Indeed, while some phytoplankton genera bloom at the surface and are thus easily detectable via satellite tools (Rahaghi et al. 2024), other taxa, sometimes toxic, develop at depth. The toxic filamentous cyanobacterium Planktothrix rubescens is a notable example in large European lakes (Jacquet et al. 2005, Knapp et al. 2021). Furthermore, recent environmental disturbances induced by climate change and human activity have increased the competitive advantage of cyanobacteria (Anneville et al. 2015, Paerl & Huisman 2008). As a result, blooms can now occur even in seemingly unfavorable environmental conditions (i.e., low-phosphorus regulated environments), as evidenced by the occurrence of blooms in recent decades in several oligotrophic or re-oligotrophicated lakes (Jacquet et al. 2014, Reinl et al. 2021, Suarez et al. 2023).

To limit impacts on ecosystem services and protect public health from these blooms, scientists and lake managers must deepen their knowledge, which has so far relied mostly on monitoring and various types of sampling and analysis. In this project, we propose a new approach based on mathematical modeling, offering new capabilities for both qualitative and quantitative understanding and forecasting. The objective of this project—designed and built around our two laboratories (CARRTEL and LAMA)—is to better understand the emergence of these phytoplankton blooms under changing environmental conditions, so that they can be detected more rapidly and effectively, and ideally anticipated and prevented. Furthermore, we believe it is important to understand the impact of such disturbances on ecosystems in order to develop tools that support the prevention of these natural risks.

This interdisciplinary project, bridging lake ecology and mathematical modeling, is fully aligned with one of the scientific priorities of the University of Savoie Mont-Blanc: human–environment interactions. It will rely on (i) CARRTEL's expertise in lake environments (particularly researchers specializing in the ecology of microalgae and cyanobacteria, and in lake monitoring), and on (ii) LAMA's skills in numerical simulation and mathematical modeling (especially researchers specializing in population dynamics and hydrodynamics).

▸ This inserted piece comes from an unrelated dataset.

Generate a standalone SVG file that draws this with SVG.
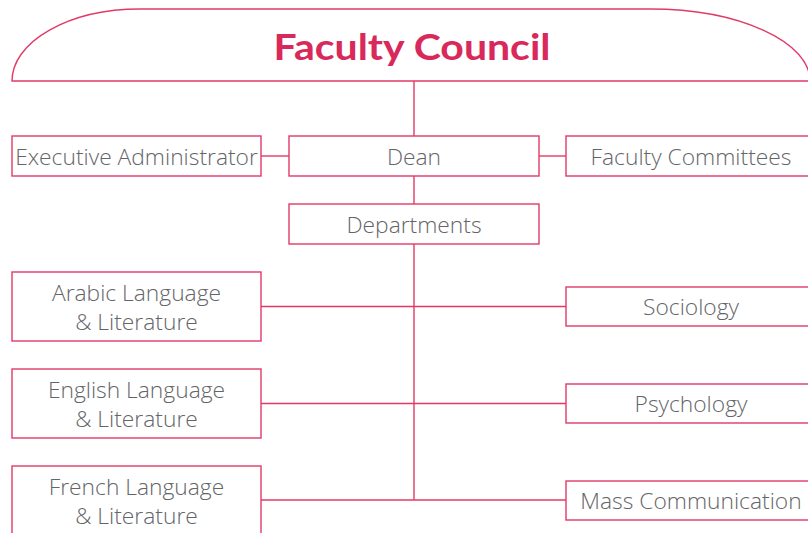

Ultimately, the goal is to build a one-dimensional vertical mechanistic model (1DV) to represent or identify the ecological niche of representative species based on C, S, or R strategies, with threshold values for nutrients or abiotic factors. The model will focus on key mechanisms and must account for direct or indirect competition between species for nutrients, light, temperature, the influence of zooplankton or more generally higher trophic levels, as well as other parameters such as parasitism and allelopathy, if possible. The model can build on existing models [Awada et al., 2020] (see example of biological parameters for 4 phytoplankton species in the appendices) and draw inspiration from chemostat-type models to understand species assemblages and feedback loops between parameters [Rapaport et al., 2011]. We aim to test various scenarios (temperature gradients, surface light intensity, vertical water mass movement, phytoplankton community composition) and extract threshold values—e.g., for nitrogen and phosphorus—that will either favor or inhibit certain types of blooms.